I realize that the way to ensure progressive and continual positivity, to find a pleasant perspective in each of my days, I need to have balance. Sure, carb cycling can get me a new number on a lift, but it doesn’t help if the day following, I’m starved for sustenance! Much the same, constantly flopping between feeling fulfilled and enraged doesn’t do anything to readjust my perspective either. It’s far too difficult to find formidable strength when I vacillate between happiness and not. The ticket here is finding sustainable sources of fulfillment, joy, and energy – activities and actions to which I can return daily that consistently offer the same sorts of results.
For most of my life, writing has been one such activity that helps me find my way back to center. It’s been my rerack/reset … and for a long time, it’s worked. Sitting to pages has offered the elusive fulfillment that I’ve so ardently sought. Or at least, it did for a good long while.
Lots of my writing these last few months has appeared contended and joyful. I’ve looked for and sought out ways to express gratitude and joy because I thought if I kept on writing it, it would become a reality. There’s some truth to intention based living, but the real deal is that most of this has been a front. I convinced myself that the more I wrote about happiness and being fulfilled, then the more likely I would be to feel it. To find it, and to live it.

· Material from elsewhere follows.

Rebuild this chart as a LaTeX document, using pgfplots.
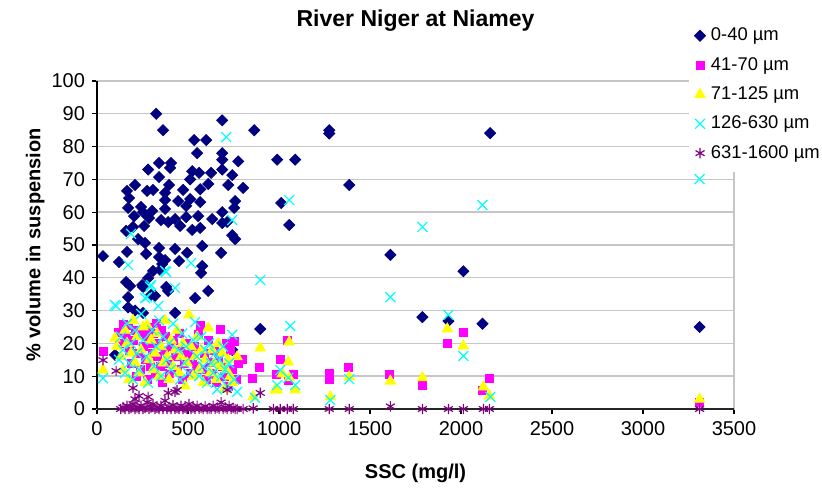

Turns out that’s a whole bunch of bullshit. Writing pretty happy things doesn’t make me feel any more fulfilled with what I’m doing than buying some Oly shoes makes a chick a lifter. If I want change (and I’m here now, I really do) then I actually have to do something about that … which starts with adjusting perspectives, seeking out situations in which I can give of myself to those who are in my world, experiences that allow me to share love and happiness. Just like a macro split, this formula is going to take some adjusting, for sure. But if I don’t adjust, then I don’t change. And fuck that. This shit is too whack not to change.